─── DATA EXCERPT

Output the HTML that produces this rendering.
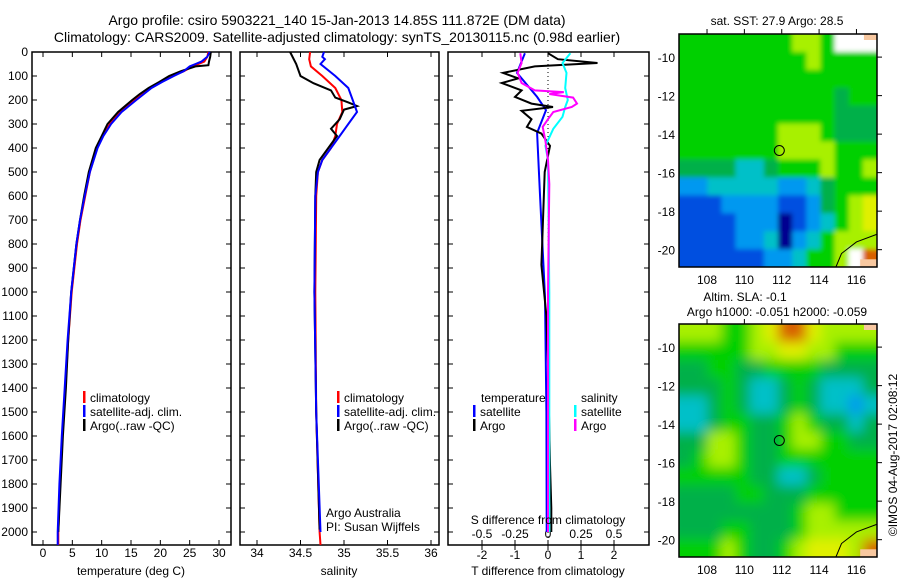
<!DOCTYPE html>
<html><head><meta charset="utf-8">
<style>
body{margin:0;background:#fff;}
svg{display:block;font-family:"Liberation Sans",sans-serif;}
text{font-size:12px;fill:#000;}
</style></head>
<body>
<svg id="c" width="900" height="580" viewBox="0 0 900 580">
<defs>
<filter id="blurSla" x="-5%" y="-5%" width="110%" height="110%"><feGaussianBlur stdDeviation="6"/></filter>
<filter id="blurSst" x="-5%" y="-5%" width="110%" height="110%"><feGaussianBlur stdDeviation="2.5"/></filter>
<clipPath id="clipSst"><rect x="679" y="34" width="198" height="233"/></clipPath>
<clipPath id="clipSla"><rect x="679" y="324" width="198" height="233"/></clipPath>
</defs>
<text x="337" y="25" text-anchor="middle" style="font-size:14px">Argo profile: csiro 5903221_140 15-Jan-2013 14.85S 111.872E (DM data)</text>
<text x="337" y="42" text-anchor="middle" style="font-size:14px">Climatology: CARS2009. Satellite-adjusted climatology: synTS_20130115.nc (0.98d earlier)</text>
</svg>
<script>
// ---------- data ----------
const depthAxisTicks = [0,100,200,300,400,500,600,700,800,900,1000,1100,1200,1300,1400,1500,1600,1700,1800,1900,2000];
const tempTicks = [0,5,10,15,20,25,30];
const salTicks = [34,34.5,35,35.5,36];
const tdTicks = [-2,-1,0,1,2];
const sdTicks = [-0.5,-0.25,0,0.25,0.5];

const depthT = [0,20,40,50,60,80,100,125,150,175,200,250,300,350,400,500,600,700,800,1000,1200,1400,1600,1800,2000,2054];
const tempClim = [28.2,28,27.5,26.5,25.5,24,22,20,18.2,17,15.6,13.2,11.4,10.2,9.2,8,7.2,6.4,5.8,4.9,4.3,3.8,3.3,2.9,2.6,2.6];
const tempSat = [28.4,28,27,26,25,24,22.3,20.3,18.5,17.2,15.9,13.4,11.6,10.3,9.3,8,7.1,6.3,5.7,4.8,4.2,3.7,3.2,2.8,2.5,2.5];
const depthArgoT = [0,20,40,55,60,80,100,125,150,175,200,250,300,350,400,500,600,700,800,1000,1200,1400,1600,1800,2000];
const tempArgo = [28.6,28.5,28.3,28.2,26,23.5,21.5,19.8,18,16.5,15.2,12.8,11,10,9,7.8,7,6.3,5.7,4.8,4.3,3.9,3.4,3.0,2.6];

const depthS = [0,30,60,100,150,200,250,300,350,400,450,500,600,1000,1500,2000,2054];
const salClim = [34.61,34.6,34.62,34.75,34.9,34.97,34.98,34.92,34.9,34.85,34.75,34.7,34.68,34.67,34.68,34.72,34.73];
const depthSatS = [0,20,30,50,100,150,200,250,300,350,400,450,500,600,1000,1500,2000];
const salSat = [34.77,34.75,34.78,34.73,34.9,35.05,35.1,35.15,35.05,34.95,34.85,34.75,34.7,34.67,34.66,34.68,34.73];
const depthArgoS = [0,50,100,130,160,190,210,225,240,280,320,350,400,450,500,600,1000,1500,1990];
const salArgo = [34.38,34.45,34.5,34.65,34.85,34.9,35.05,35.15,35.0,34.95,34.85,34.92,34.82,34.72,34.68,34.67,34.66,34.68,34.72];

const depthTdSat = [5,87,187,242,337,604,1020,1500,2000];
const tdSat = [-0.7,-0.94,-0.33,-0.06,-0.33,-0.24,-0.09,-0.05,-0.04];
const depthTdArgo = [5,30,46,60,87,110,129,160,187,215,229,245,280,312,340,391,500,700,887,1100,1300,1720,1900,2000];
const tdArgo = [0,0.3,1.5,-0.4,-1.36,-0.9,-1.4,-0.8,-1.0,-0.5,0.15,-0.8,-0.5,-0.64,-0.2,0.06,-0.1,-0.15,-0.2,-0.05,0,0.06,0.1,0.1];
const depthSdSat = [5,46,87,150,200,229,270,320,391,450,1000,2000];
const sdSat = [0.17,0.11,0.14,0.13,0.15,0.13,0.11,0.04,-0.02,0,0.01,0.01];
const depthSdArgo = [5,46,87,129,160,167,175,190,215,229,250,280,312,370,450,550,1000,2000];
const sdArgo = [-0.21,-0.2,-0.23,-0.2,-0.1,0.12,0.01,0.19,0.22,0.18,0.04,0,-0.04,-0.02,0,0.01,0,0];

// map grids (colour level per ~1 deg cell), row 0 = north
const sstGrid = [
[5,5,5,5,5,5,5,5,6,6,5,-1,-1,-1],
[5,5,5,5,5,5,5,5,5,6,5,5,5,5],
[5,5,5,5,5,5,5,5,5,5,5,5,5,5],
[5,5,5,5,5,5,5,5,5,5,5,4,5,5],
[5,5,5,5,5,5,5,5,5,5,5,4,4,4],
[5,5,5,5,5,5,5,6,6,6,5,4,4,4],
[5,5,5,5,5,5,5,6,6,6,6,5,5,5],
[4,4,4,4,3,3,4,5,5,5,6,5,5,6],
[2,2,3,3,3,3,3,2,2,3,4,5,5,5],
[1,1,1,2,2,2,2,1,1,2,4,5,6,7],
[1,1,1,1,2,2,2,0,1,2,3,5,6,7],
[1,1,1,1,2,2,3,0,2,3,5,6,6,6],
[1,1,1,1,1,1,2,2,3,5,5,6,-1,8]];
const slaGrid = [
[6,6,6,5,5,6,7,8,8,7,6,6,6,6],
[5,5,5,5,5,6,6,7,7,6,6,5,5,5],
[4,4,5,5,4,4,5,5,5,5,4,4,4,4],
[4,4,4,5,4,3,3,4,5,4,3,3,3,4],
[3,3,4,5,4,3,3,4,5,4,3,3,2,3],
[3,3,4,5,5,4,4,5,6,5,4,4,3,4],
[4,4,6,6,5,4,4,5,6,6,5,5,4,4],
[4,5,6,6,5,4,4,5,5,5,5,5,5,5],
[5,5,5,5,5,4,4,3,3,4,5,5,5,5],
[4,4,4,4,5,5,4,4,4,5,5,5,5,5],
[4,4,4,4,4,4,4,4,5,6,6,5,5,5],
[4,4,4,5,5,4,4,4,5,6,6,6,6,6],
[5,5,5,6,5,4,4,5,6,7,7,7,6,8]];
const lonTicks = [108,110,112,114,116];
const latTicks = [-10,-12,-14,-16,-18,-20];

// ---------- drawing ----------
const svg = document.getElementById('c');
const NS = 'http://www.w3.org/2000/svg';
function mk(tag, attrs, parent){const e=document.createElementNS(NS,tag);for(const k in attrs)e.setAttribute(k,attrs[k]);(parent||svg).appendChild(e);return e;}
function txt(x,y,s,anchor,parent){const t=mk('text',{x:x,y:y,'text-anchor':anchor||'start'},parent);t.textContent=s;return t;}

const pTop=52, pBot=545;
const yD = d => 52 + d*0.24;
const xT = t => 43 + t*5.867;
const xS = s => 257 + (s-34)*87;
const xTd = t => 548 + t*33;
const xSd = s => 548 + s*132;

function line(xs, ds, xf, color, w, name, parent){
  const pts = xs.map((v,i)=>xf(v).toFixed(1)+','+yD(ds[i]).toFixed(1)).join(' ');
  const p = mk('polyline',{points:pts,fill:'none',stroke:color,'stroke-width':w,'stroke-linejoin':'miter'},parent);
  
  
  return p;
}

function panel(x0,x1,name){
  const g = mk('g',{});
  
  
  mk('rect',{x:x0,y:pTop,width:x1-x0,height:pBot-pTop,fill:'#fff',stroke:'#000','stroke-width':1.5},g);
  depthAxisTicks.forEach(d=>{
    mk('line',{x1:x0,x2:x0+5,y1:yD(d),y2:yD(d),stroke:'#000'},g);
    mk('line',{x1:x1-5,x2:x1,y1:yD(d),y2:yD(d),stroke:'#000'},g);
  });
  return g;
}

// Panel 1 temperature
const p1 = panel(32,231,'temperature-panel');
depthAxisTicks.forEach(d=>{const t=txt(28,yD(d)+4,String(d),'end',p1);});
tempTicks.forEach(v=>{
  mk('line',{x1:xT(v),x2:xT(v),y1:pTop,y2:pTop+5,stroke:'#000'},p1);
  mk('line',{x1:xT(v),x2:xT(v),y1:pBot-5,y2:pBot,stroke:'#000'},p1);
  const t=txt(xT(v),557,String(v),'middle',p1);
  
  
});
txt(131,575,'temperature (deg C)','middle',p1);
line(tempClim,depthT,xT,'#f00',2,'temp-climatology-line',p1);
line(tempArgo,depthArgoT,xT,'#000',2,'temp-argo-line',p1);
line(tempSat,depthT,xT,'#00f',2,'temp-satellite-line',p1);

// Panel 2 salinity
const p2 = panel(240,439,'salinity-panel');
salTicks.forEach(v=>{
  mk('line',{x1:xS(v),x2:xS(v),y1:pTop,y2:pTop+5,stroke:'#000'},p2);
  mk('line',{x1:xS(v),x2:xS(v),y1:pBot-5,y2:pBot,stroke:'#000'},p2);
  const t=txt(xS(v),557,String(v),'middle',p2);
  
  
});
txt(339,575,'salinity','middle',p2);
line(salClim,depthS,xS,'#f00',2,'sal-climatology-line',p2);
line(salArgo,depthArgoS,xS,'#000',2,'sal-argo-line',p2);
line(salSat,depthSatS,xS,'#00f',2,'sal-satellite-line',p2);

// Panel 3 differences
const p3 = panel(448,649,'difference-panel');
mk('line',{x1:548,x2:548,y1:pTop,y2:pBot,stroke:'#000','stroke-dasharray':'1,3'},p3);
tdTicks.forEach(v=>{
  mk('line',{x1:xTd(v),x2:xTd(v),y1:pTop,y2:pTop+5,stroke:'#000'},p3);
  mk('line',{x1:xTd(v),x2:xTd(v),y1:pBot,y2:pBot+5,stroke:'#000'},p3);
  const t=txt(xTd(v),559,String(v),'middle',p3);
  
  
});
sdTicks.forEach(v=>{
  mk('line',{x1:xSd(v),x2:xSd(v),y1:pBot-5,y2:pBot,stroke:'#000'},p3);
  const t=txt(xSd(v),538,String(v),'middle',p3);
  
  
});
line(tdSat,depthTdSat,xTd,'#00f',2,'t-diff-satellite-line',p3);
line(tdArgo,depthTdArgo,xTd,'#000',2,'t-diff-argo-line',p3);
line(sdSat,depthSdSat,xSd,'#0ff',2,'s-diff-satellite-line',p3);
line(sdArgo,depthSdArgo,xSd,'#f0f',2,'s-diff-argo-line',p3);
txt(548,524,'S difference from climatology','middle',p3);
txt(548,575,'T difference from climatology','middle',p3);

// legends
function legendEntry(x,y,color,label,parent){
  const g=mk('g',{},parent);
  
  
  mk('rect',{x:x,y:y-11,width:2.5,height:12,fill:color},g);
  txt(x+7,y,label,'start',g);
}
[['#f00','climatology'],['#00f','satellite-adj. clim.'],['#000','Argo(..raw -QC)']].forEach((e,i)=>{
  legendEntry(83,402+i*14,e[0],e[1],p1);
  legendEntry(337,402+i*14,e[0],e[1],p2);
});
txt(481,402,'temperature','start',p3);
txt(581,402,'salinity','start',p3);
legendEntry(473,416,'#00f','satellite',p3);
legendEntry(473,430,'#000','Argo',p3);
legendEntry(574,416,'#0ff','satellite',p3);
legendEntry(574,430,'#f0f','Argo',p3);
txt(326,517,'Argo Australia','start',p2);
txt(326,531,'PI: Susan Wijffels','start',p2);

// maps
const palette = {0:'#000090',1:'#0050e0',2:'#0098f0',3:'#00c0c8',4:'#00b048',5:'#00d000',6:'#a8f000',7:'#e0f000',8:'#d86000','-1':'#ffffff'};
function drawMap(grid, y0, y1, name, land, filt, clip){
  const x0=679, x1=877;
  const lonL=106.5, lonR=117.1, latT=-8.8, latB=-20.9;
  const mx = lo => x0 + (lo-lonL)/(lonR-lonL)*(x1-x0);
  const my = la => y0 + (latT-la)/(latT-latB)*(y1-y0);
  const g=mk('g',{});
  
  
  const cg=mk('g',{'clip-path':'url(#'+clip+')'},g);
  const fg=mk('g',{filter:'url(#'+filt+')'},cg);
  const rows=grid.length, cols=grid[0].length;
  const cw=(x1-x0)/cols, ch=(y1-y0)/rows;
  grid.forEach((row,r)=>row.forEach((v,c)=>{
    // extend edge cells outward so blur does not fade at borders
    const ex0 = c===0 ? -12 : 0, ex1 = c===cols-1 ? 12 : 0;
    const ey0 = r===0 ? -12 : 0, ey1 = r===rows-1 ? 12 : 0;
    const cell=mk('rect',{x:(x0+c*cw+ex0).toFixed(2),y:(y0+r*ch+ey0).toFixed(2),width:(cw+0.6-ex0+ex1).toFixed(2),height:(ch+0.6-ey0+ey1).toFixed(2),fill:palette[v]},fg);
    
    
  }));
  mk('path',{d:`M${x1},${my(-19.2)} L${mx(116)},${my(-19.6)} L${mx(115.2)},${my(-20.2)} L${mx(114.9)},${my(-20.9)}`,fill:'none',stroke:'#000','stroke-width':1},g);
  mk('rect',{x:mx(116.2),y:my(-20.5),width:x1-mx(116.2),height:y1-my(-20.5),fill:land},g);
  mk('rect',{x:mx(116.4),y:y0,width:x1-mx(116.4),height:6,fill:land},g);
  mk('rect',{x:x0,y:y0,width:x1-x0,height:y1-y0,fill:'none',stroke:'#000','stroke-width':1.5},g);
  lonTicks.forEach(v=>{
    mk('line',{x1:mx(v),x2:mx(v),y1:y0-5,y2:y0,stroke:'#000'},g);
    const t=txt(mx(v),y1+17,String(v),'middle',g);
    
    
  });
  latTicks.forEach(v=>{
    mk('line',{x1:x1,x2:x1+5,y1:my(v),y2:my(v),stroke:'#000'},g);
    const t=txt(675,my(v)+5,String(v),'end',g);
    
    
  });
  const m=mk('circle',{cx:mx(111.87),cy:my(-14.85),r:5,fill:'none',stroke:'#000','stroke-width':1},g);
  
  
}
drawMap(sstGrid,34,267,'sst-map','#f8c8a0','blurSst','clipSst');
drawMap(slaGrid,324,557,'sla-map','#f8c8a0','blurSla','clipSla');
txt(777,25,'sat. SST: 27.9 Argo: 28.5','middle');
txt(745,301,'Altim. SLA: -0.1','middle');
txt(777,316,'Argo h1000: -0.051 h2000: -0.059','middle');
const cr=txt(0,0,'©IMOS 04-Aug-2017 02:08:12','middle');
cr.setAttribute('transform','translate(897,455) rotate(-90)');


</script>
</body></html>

──────

Each line from the top of the material through the line containing "const sdTicks = [-0.5,-0.25,0,0.25,0.5];" should be reproduced exactly; please drop any images.

REPLY:
Output the HTML that produces this rendering.
<!DOCTYPE html>
<html><head><meta charset="utf-8">
<style>
body{margin:0;background:#fff;}
svg{display:block;font-family:"Liberation Sans",sans-serif;}
text{font-size:12px;fill:#000;}
</style></head>
<body>
<svg id="c" width="900" height="580" viewBox="0 0 900 580">
<defs>
<filter id="blurSla" x="-5%" y="-5%" width="110%" height="110%"><feGaussianBlur stdDeviation="6"/></filter>
<filter id="blurSst" x="-5%" y="-5%" width="110%" height="110%"><feGaussianBlur stdDeviation="2.5"/></filter>
<clipPath id="clipSst"><rect x="679" y="34" width="198" height="233"/></clipPath>
<clipPath id="clipSla"><rect x="679" y="324" width="198" height="233"/></clipPath>
</defs>
<text x="337" y="25" text-anchor="middle" style="font-size:14px">Argo profile: csiro 5903221_140 15-Jan-2013 14.85S 111.872E (DM data)</text>
<text x="337" y="42" text-anchor="middle" style="font-size:14px">Climatology: CARS2009. Satellite-adjusted climatology: synTS_20130115.nc (0.98d earlier)</text>
</svg>
<script>
// ---------- data ----------
const depthAxisTicks = [0,100,200,300,400,500,600,700,800,900,1000,1100,1200,1300,1400,1500,1600,1700,1800,1900,2000];
const tempTicks = [0,5,10,15,20,25,30];
const salTicks = [34,34.5,35,35.5,36];
const tdTicks = [-2,-1,0,1,2];
const sdTicks = [-0.5,-0.25,0,0.25,0.5];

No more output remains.